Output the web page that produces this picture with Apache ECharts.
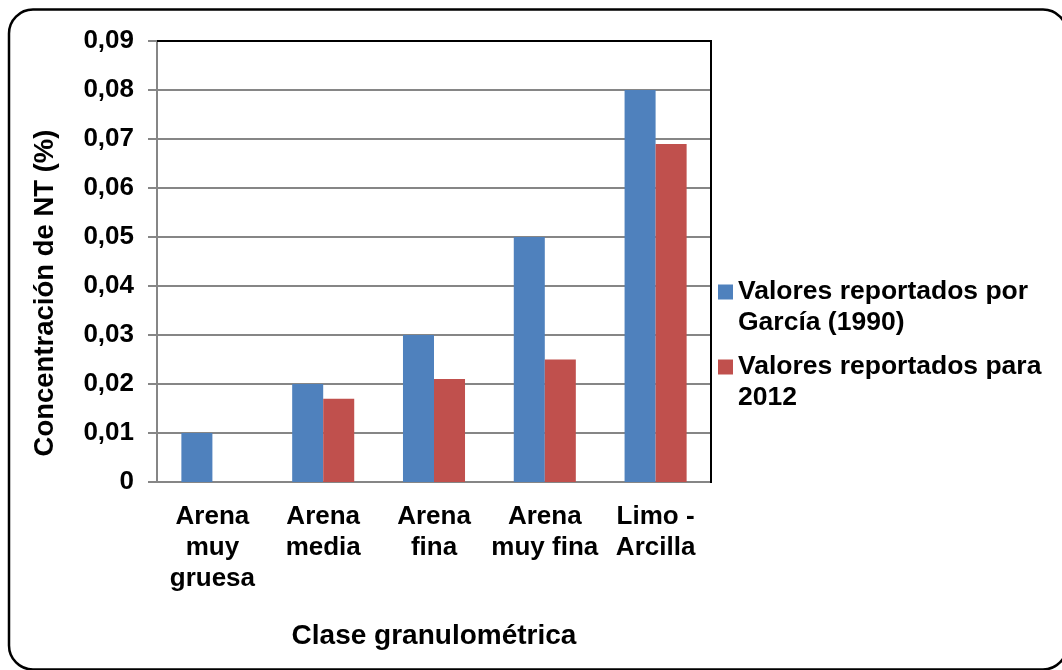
<!DOCTYPE html>
<html>
<head>
<meta charset="utf-8">
<script src="https://cdn.jsdelivr.net/npm/echarts@6/dist/echarts.min.js"></script>
<style>
html,body{margin:0;padding:0;background:#fff;}
#chart{width:1062px;height:670px;}
</style>
</head>
<body>
<div id="chart"></div>
<script>
var categories = ['Arena\nmuy\ngruesa', 'Arena\nmedia', 'Arena\nfina', 'Arena\nmuy fina', 'Limo -\nArcilla'];
var garcia1990 = [0.01, 0.02, 0.03, 0.05, 0.08];
var valores2012 = [null, 0.017, 0.021, 0.025, 0.069];
var seriesNames = ['Valores reportados por García (1990)', 'Valores reportados para 2012'];
var legendLabels = ['Valores reportados por\nGarcía (1990)', 'Valores reportados para\n2012'];
var yTickLabels = ['0', '0,01', '0,02', '0,03', '0,04', '0,05', '0,06', '0,07', '0,08', '0,09'];
var xTitle = 'Clase granulométrica';
var yTitle = 'Concentración de NT (%)';

var FONT = '"Liberation Sans", Arial, sans-serif';
var chart = echarts.init(document.getElementById('chart'), null, {renderer: 'canvas'});

function legendCfg(i, top) {
  return {
    data: [seriesNames[i]],
    left: 718,
    top: top,
    padding: 0,
    orient: 'vertical',
    itemWidth: 15,
    itemHeight: 15,
    itemGap: 0,
    icon: 'rect',
    formatter: function () { return '\n' + legendLabels[i]; },
    textStyle: {
      fontFamily: FONT, fontWeight: 'bold', fontSize: 26.5, color: '#000',
      lineHeight: 31
    }
  };
}

chart.setOption({
  animation: false,
  backgroundColor: '#fff',
  textStyle: {fontFamily: FONT},
  grid: {
    left: 157, right: 351, top: 41, bottom: 188,
    show: false
  },
  legend: [legendCfg(0, 245.5), legendCfg(1, 320.5)],
  xAxis: {
    type: 'category',
    data: categories,
    axisLine: {show: true, lineStyle: {color: '#868686', width: 2}},
    axisTick: {show: false},
    axisLabel: {
      interval: 0, margin: 19, color: '#000',
      fontFamily: FONT, fontWeight: 'bold', fontSize: 26, lineHeight: 31
    },
    name: xTitle,
    nameLocation: 'middle',
    nameGap: 138,
    nameTextStyle: {
      color: '#000', fontFamily: FONT, fontWeight: 'bold', fontSize: 28, lineHeight: 32
    }
  },
  yAxis: {
    type: 'value',
    min: 0, max: 0.09, interval: 0.01,
    axisLine: {show: true, lineStyle: {color: '#868686', width: 2}},
    axisTick: {show: true, inside: false, length: 9, lineStyle: {color: '#868686', width: 2}},
    axisLabel: {
      margin: 23, color: '#000', padding: [5, 0, 0, 0],
      fontFamily: FONT, fontWeight: 'bold', fontSize: 26,
      formatter: function (v) { return yTickLabels[Math.round(v * 100)]; }
    },
    splitLine: {show: true, showMaxLine: false, lineStyle: {color: '#868686', width: 2}}
  },
  series: [
    {
      name: seriesNames[0], type: 'bar', data: garcia1990,
      itemStyle: {color: '#4F81BD'},
      barGap: '0%', barCategoryGap: '44%'
    },
    {
      name: seriesNames[1], type: 'bar', data: valores2012,
      itemStyle: {color: '#C0504D'},
      barGap: '0%', barCategoryGap: '44%'
    }
  ],
  graphic: [
    {
      type: 'rect', silent: true, z: 100,
      shape: {x: 9, y: 9.5, width: 1058, height: 660, r: 24},
      style: {fill: null, stroke: '#000', lineWidth: 2.5}
    },
    {
      type: 'line', silent: true, z: 50,
      shape: {x1: 157, y1: 41, x2: 712, y2: 41},
      style: {stroke: '#000', lineWidth: 2}
    },
    {
      type: 'line', silent: true, z: 50,
      shape: {x1: 711, y1: 41, x2: 711, y2: 483},
      style: {stroke: '#000', lineWidth: 2}
    },
    {
      type: 'text', silent: true,
      x: 45, y: 293, rotation: Math.PI / 2,
      style: {
        text: yTitle, fill: '#000', font: 'bold 27.5px ' + FONT,
        align: 'center', verticalAlign: 'middle'
      }
    }
  ]
});
</script>
</body>
</html>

§ §

WHAT IS NEEDED
Return the material exactly as given, apart from the pictures.

EXERCISE OUTPUT
Output the web page that produces this picture with Apache ECharts.
<!DOCTYPE html>
<html>
<head>
<meta charset="utf-8">
<script src="https://cdn.jsdelivr.net/npm/echarts@6/dist/echarts.min.js"></script>
<style>
html,body{margin:0;padding:0;background:#fff;}
#chart{width:1062px;height:670px;}
</style>
</head>
<body>
<div id="chart"></div>
<script>
var categories = ['Arena\nmuy\ngruesa', 'Arena\nmedia', 'Arena\nfina', 'Arena\nmuy fina', 'Limo -\nArcilla'];
var garcia1990 = [0.01, 0.02, 0.03, 0.05, 0.08];
var valores2012 = [null, 0.017, 0.021, 0.025, 0.069];
var seriesNames = ['Valores reportados por García (1990)', 'Valores reportados para 2012'];
var legendLabels = ['Valores reportados por\nGarcía (1990)', 'Valores reportados para\n2012'];
var yTickLabels = ['0', '0,01', '0,02', '0,03', '0,04', '0,05', '0,06', '0,07', '0,08', '0,09'];
var xTitle = 'Clase granulométrica';
var yTitle = 'Concentración de NT (%)';

var FONT = '"Liberation Sans", Arial, sans-serif';
var chart = echarts.init(document.getElementById('chart'), null, {renderer: 'canvas'});

function legendCfg(i, top) {
  return {
    data: [seriesNames[i]],
    left: 718,
    top: top,
    padding: 0,
    orient: 'vertical',
    itemWidth: 15,
    itemHeight: 15,
    itemGap: 0,
    icon: 'rect',
    formatter: function () { return '\n' + legendLabels[i]; },
    textStyle: {
      fontFamily: FONT, fontWeight: 'bold', fontSize: 26.5, color: '#000',
      lineHeight: 31
    }
  };
}

chart.setOption({
  animation: false,
  backgroundColor: '#fff',
  textStyle: {fontFamily: FONT},
  grid: {
    left: 157, right: 351, top: 41, bottom: 188,
    show: false
  },
  legend: [legendCfg(0, 245.5), legendCfg(1, 320.5)],
  xAxis: {
    type: 'category',
    data: categories,
    axisLine: {show: true, lineStyle: {color: '#868686', width: 2}},
    axisTick: {show: false},
    axisLabel: {
      interval: 0, margin: 19, color: '#000',
      fontFamily: FONT, fontWeight: 'bold', fontSize: 26, lineHeight: 31
    },
    name: xTitle,
    nameLocation: 'middle',
    nameGap: 138,
    nameTextStyle: {
      color: '#000', fontFamily: FONT, fontWeight: 'bold', fontSize: 28, lineHeight: 32
    }
  },
  yAxis: {
    type: 'value',
    min: 0, max: 0.09, interval: 0.01,
    axisLine: {show: true, lineStyle: {color: '#868686', width: 2}},
    axisTick: {show: true, inside: false, length: 9, lineStyle: {color: '#868686', width: 2}},
    axisLabel: {
      margin: 23, color: '#000', padding: [5, 0, 0, 0],
      fontFamily: FONT, fontWeight: 'bold', fontSize: 26,
      formatter: function (v) { return yTickLabels[Math.round(v * 100)]; }
    },
    splitLine: {show: true, showMaxLine: false, lineStyle: {color: '#868686', width: 2}}
  },
  series: [
    {
      name: seriesNames[0], type: 'bar', data: garcia1990,
      itemStyle: {color: '#4F81BD'},
      barGap: '0%', barCategoryGap: '44%'
    },
    {
      name: seriesNames[1], type: 'bar', data: valores2012,
      itemStyle: {color: '#C0504D'},
      barGap: '0%', barCategoryGap: '44%'
    }
  ],
  graphic: [
    {
      type: 'rect', silent: true, z: 100,
      shape: {x: 9, y: 9.5, width: 1058, height: 660, r: 24},
      style: {fill: null, stroke: '#000', lineWidth: 2.5}
    },
    {
      type: 'line', silent: true, z: 50,
      shape: {x1: 157, y1: 41, x2: 712, y2: 41},
      style: {stroke: '#000', lineWidth: 2}
    },
    {
      type: 'line', silent: true, z: 50,
      shape: {x1: 711, y1: 41, x2: 711, y2: 483},
      style: {stroke: '#000', lineWidth: 2}
    },
    {
      type: 'text', silent: true,
      x: 45, y: 293, rotation: Math.PI / 2,
      style: {
        text: yTitle, fill: '#000', font: 'bold 27.5px ' + FONT,
        align: 'center', verticalAlign: 'middle'
      }
    }
  ]
});
</script>
</body>
</html>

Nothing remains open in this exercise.